A new law changing California immunization requirements for students passed on Sept. 29, 2010. For the next school year (2011 – 2012), students entering seventh grade and above are required to have proof of an adolescent whooping cough booster shot (“Tdap” shot) before starting school. For the next and subsequent school years, only students entering seventh grade will need proof of a Tdap shot before starting school.
“I have been a nurse for a very long time, and I have never seen any requirement this extensive,” said school nurse Sandee Velasquez. “As overwhelming as it is to make sure that every student between seventh and twelfth grade has received this vaccine before the start of school next year, I believe that this is a very important public health requirement.”

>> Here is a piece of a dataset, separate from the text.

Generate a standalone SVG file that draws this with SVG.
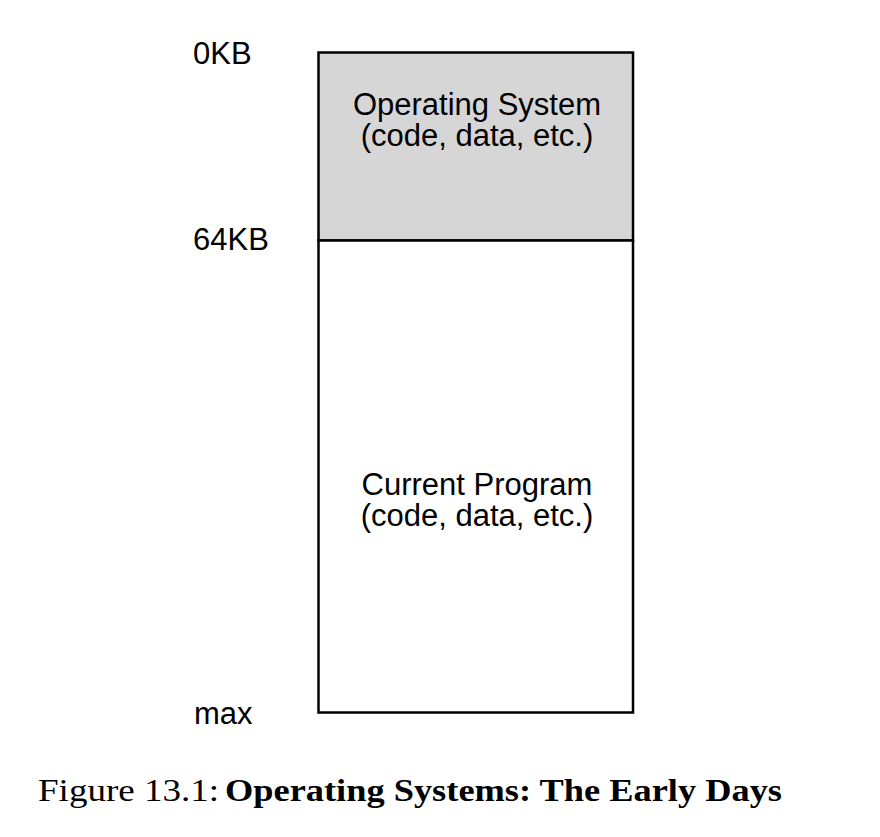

The Tdap shot protects against the diseases tetanus, which causes painful tightening of the muscles, diphtheria, a throat infection that can lead to breathing problems, paralysis, heart failure, and death, and pertussis (whooping cough), which is contagious and causes coughing attacks that make it hard to breathe. Pertussis is especially severe and even sometimes fatal for babies.
“I have seen babies with whooping cough and it is a very sad and scary sight to watch a baby overcome by this preventable disease,” said Velasquez.
The new vaccine requirement was implemented to prevent the spread of the whooping cough disease among California’s youth. In the past, numerous schools in California have suffered from outbreaks which resulted in closing of schools because there were not enough healthy teachers. In 2010, California reported the most cases in more than 60 years.
Students at CVHS expressed their approval of the shot requirement.
“I think we should have the right to choose whether we want the shot or not,” said junior Cassandra Wong. “But I would still get the vaccine.”